GE Heads to Boston

GE delivered some big news this week with the announcement that the company will be moving its global headquarters to Boston from Fairfield, Conn.

By Keith Loria, Contributing Editor

Mark Stewart

Mark Stewart, SVP, Savills Studley

GE announced that it will move its global headquarters from Fairfield, Conn., to the Seaport District of Boston, Mass., in a move that could have a significant impact on the surrounding area.

“I think it’s a really big win for Boston and the metro area,” Mark Stewart, Savills Studley’ senior vice president and New England branch manager, told CPE. “GE is a big name, and it’s a validation of a lot of the things Boston has that are somewhat unique.”

The $130 billion high-tech global industrial company decided to relocate to Boston in part because of an ecosystem that shares the company’s aspirations.

“GE aspires to be the most competitive company in the world,” Jeff Immelt, GE’s chairman & CEO, said in a prepared release. “Massachusetts spends more on research and development than any other region in the world, and Boston attracts a diverse, technologically-fluent workforce focused on solving challenges for the world.

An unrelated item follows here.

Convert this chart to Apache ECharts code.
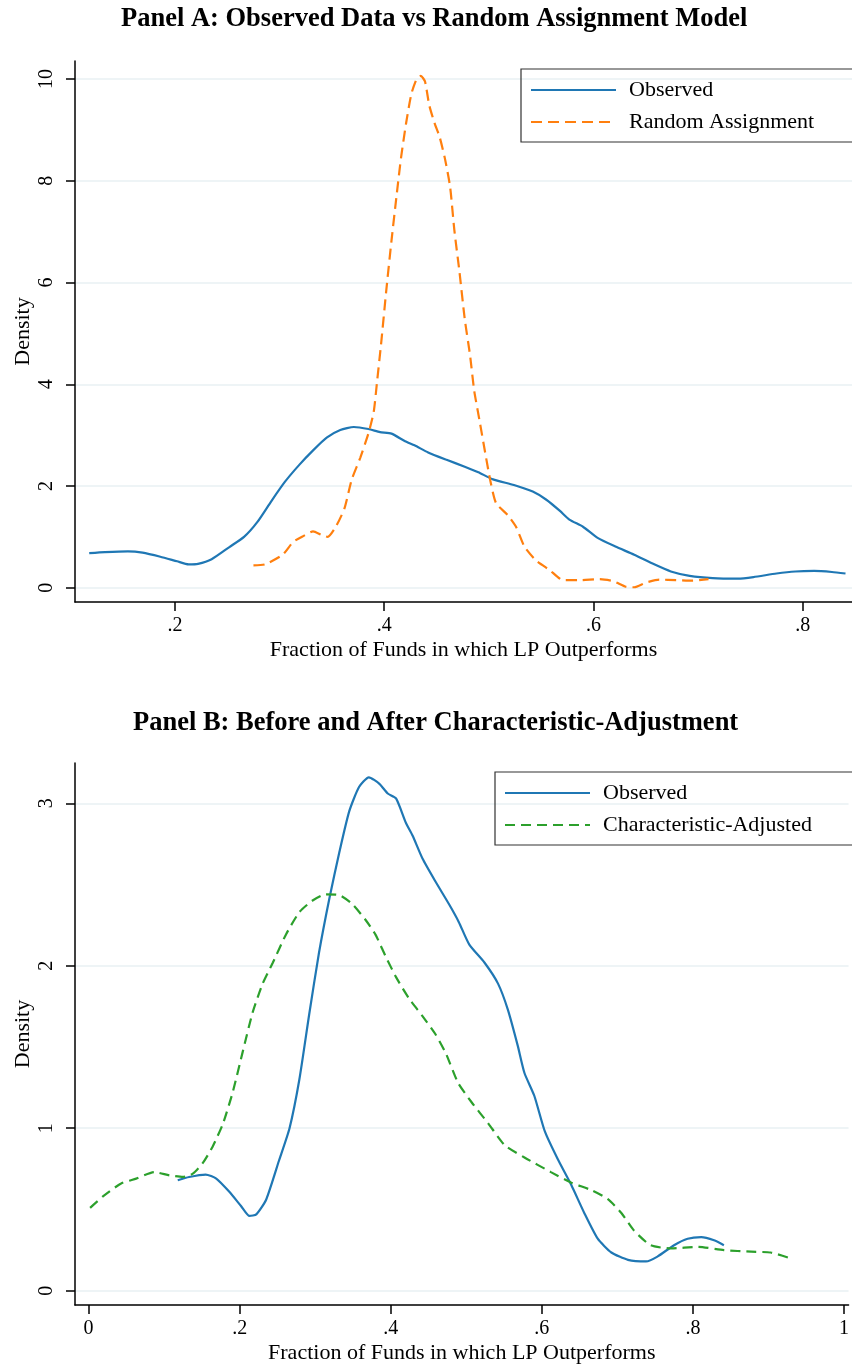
<!DOCTYPE html>
<html>
<head>
<meta charset="utf-8">
<script src="https://cdn.jsdelivr.net/npm/echarts@6/dist/echarts.min.js"></script>
<style>
html, body { margin: 0; padding: 0; background: #fff; }
#chart { width: 852px; height: 1366px; }
</style>
</head>
<body>
<div id="chart"></div>
<script>
// kernel density estimates: [fraction, density]
var observed = [
    [0.118, 0.68], [0.133, 0.70], [0.155, 0.715], [0.169, 0.69], [0.186, 0.61],
    [0.202, 0.52], [0.213, 0.46], [0.222, 0.47], [0.235, 0.56], [0.252, 0.80],
    [0.266, 1.00], [0.279, 1.30], [0.292, 1.70], [0.305, 2.08], [0.319, 2.42],
    [0.332, 2.70], [0.345, 2.95], [0.358, 3.10], [0.371, 3.16], [0.385, 3.12],
    [0.396, 3.06], [0.407, 3.03], [0.420, 2.88], [0.429, 2.80], [0.442, 2.66],
    [0.459, 2.52], [0.477, 2.38], [0.490, 2.27], [0.504, 2.13], [0.524, 2.02],
    [0.542, 1.89], [0.555, 1.73], [0.568, 1.51], [0.577, 1.34], [0.590, 1.20],
    [0.604, 0.98], [0.621, 0.81], [0.639, 0.65], [0.656, 0.48], [0.674, 0.32],
    [0.692, 0.235], [0.714, 0.19], [0.738, 0.18], [0.753, 0.21], [0.775, 0.28],
    [0.793, 0.32], [0.811, 0.33], [0.828, 0.31], [0.841, 0.28]
];
var randomAssign = [
    [0.275, 0.44], [0.286, 0.46], [0.303, 0.65], [0.313, 0.90], [0.323, 1.02],
    [0.332, 1.11], [0.340, 1.04], [0.346, 1.00], [0.354, 1.21], [0.362, 1.56],
    [0.369, 2.13], [0.377, 2.55], [0.385, 3.04], [0.390, 3.46], [0.393, 4.02],
    [0.397, 4.79], [0.402, 5.85], [0.407, 6.83], [0.412, 7.74], [0.416, 8.44],
    [0.421, 9.14], [0.426, 9.71], [0.431, 10.0], [0.435, 10.06], [0.439, 9.95],
    [0.443, 9.49], [0.448, 9.14], [0.453, 8.86], [0.458, 8.44], [0.463, 7.88],
    [0.467, 7.04], [0.472, 6.20], [0.477, 5.28], [0.482, 4.58], [0.486, 3.88],
    [0.491, 3.30], [0.497, 2.60], [0.502, 2.05], [0.507, 1.66], [0.518, 1.43],
    [0.526, 1.20], [0.534, 0.81], [0.545, 0.54], [0.558, 0.35], [0.571, 0.15],
    [0.587, 0.15], [0.606, 0.17], [0.619, 0.13], [0.631, 0.02], [0.639, 0.01],
    [0.650, 0.10], [0.663, 0.16], [0.679, 0.15], [0.695, 0.14], [0.710, 0.17]
];
var charAdjusted = [
    [0.002, 0.51], [0.019, 0.58], [0.043, 0.66], [0.063, 0.69], [0.087, 0.73],
    [0.107, 0.71], [0.125, 0.70], [0.138, 0.72], [0.151, 0.785], [0.164, 0.885],
    [0.178, 1.03], [0.191, 1.225], [0.204, 1.47], [0.217, 1.71], [0.230, 1.885],
    [0.244, 2.02], [0.261, 2.19], [0.279, 2.33], [0.296, 2.40], [0.314, 2.44],
    [0.332, 2.435], [0.349, 2.38], [0.367, 2.28], [0.380, 2.19], [0.393, 2.06],
    [0.407, 1.93], [0.424, 1.80], [0.442, 1.69], [0.459, 1.58], [0.473, 1.46],
    [0.489, 1.28], [0.507, 1.16], [0.529, 1.03], [0.551, 0.895], [0.577, 0.82],
    [0.612, 0.73], [0.639, 0.665], [0.665, 0.62], [0.687, 0.565], [0.705, 0.48],
    [0.722, 0.37], [0.744, 0.28], [0.771, 0.26], [0.806, 0.27], [0.841, 0.25],
    [0.877, 0.24], [0.903, 0.235], [0.932, 0.195]
];

var xTicksA = [0.2, 0.4, 0.6, 0.8];
var yTicksA = [0, 2, 4, 6, 8, 10];
var xTicksB = [0, 0.2, 0.4, 0.6, 0.8, 1];
var yTicksB = [0, 1, 2, 3];

var serif = 'Liberation Serif';
var xName = 'Fraction of Funds in which LP Outperforms';

function fracLabel(v) {
    if (v === 0 || v === 1) return String(v);
    return String(+v.toFixed(1)).replace(/^0/, '');
}

function xAxisFor(grid, min, max, ticks) {
    return {
        type: 'value', gridIndex: grid, min: min, max: max,
        name: xName, nameLocation: 'middle', nameGap: 37, nameMoveOverlap: false,
        nameTextStyle: { fontFamily: serif, fontSize: 22, color: '#000' },
        axisLine: { onZero: false, lineStyle: { color: '#000', width: 1.5 } },
        axisTick: { customValues: ticks, length: 9, lineStyle: { color: '#000', width: 1.5 } },
        axisLabel: { customValues: ticks, formatter: fracLabel, margin: 14,
            fontFamily: serif, fontSize: 20, color: '#000' },
        splitLine: { show: false }
    };
}

function yAxisFor(grid, min, max, ticks) {
    return {
        type: 'value', gridIndex: grid, min: min, max: max,
        name: 'Density', nameLocation: 'middle', nameGap: 41, nameMoveOverlap: false,
        nameTextStyle: { fontFamily: serif, fontSize: 22, color: '#000' },
        axisLine: { show: true, onZero: false, lineStyle: { color: '#000', width: 1.5 } },
        axisTick: { show: true, customValues: ticks, length: 9, lineStyle: { color: '#000', width: 1.5 } },
        axisLabel: { customValues: ticks, rotate: 90, margin: 18,
            fontFamily: serif, fontSize: 20, color: '#000' },
        splitLine: { show: true, customValues: ticks, lineStyle: { color: '#e9f0f3', width: 1.5 } }
    };
}

function legendFor(left, top, names) {
    return {
        left: left, top: top, orient: 'vertical', data: names,
        itemWidth: 85, itemHeight: 14, itemGap: 10,
        padding: [10, 200, 9, 9],
        borderColor: '#333', borderWidth: 1.2,
        itemStyle: { opacity: 0 },
        textStyle: { fontFamily: serif, fontSize: 22, color: '#000', padding: [0, 0, 0, 8] }
    };
}

var titleStyle = { fontFamily: serif, fontSize: 26.5, fontWeight: 'bold', color: '#000' };

var chart = echarts.init(document.getElementById('chart'));
var option = {
    backgroundColor: '#fff',
    animation: false,
    title: [
        { text: 'Panel A: Observed Data vs Random Assignment Model', left: 121, top: 6,
          padding: 0, textStyle: titleStyle },
        { text: 'Panel B: Before and After Characteristic-Adjustment', left: 133, top: 710,
          padding: 0, textStyle: titleStyle }
    ],
    legend: [
        legendFor(521, 69, ['Observed', 'Random Assignment']),
        legendFor(495, 772, ['Observed', 'Characteristic-Adjusted'])
    ],
    grid: [
        { left: 75, right: 0, top: 61, height: 541 },
        { left: 75, right: 0, top: 763, height: 542 }
    ],
    xAxis: [
        xAxisFor(0, 0.1044, 0.8472, xTicksA),
        xAxisFor(1, -0.018, 1.006, xTicksB)
    ],
    yAxis: [
        yAxisFor(0, -0.28, 10.354, yTicksA),
        yAxisFor(1, -0.088, 3.248, yTicksB)
    ],
    series: [
        { name: 'Observed', type: 'line', xAxisIndex: 0, yAxisIndex: 0, data: observed,
          symbol: 'none', smooth: 0.2, lineStyle: { color: '#1f77b4', width: 2.2 }, itemStyle: { color: '#1f77b4' } },
        { name: 'Random Assignment', type: 'line', xAxisIndex: 0, yAxisIndex: 0, data: randomAssign,
          symbol: 'none', smooth: 0.2, lineStyle: { color: '#ff7f0e', width: 2.2, type: [11, 6] }, itemStyle: { color: '#ff7f0e' } },
        { name: 'Observed', type: 'line', xAxisIndex: 1, yAxisIndex: 1, data: observed,
          symbol: 'none', smooth: 0.2, lineStyle: { color: '#1f77b4', width: 2.2 }, itemStyle: { color: '#1f77b4' } },
        { name: 'Characteristic-Adjusted', type: 'line', xAxisIndex: 1, yAxisIndex: 1, data: charAdjusted,
          symbol: 'none', smooth: 0.2, lineStyle: { color: '#2ca02c', width: 2.2, type: [10, 6] }, itemStyle: { color: '#2ca02c' } }
    ]
};
chart.setOption(option);
</script>
</body>
</html>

We are excited to bring our headquarters to this dynamic and creative city.”

GE worked with Massachusetts and the City of Boston to structure a package of incentives that provides benefits to the state and city, while also helping to offset the costs of the relocation.

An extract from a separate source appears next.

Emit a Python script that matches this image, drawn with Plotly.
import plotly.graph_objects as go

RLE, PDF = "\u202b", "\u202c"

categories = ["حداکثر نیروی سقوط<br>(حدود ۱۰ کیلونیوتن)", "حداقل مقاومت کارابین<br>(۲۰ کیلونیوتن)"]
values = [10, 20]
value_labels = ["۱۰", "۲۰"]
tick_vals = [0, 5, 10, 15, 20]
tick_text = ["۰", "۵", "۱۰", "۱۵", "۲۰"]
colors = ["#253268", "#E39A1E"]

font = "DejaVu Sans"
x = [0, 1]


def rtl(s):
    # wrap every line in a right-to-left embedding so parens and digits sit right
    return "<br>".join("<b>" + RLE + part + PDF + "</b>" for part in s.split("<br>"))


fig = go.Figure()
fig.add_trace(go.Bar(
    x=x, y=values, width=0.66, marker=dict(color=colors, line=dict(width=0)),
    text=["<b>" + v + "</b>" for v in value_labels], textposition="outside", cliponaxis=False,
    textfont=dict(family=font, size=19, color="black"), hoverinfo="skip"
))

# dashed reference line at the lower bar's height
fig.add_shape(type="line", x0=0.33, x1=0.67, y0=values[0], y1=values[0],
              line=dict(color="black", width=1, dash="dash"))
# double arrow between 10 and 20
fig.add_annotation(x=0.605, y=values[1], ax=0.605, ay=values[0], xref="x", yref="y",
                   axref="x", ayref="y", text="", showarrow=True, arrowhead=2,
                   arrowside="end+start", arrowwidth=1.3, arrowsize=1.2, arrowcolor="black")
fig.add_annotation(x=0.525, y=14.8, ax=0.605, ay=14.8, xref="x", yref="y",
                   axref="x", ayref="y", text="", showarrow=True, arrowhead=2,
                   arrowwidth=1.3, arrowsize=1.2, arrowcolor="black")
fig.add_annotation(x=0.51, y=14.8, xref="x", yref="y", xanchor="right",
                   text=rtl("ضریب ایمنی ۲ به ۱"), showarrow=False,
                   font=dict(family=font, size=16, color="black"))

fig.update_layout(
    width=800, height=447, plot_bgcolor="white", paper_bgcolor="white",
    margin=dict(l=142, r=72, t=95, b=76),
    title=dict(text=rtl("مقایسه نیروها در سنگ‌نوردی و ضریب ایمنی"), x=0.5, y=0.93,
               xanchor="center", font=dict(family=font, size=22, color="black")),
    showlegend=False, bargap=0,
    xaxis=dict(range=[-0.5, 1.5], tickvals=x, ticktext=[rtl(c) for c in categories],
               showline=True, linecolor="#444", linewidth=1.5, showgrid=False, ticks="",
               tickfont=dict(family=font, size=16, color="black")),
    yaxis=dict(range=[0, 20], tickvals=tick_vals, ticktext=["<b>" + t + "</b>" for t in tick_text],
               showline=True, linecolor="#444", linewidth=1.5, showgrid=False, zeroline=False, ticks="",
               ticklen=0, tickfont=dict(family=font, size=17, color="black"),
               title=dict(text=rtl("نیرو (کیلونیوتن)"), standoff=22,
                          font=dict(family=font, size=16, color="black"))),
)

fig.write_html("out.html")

“It seems to be a very much incentive-driven situation so I hope that works out well for the Commonwealth,” he said. “The DNA of the area is the progeny of past generations and centuries of development and Boston has really held on to the heritage of exploration and expansion.”

Although GE has been scouting new locations for three years and Boston was rumored to be on the shortlist, Stewart told CPE the announcement still came as somewhat of a surprise to many in the industry, but that it seems to be welcome news.

In GE’s new Boston headquarters, the company will have roughly 800 people; 200 corporate staff and 600 digital industrial product managers, designers and developers split between GE Digital, Current, Robotics and Life Sciences. Additionally, a GE Digital Foundry will be created for co-creation, incubation and product development with customers, startups and partners.

“The demographics, the labor pool, and educational institutions are all positives to the area. The overall area, as far as habitability and quality of life, is pretty high,” Stewart said. “The transit to and from the airport that they can use to get around the world was also probably a significant factor.”

Employees will move to a temporary location in Boston starting in the summer of 2016, and a full move will be completed in several steps by 2018.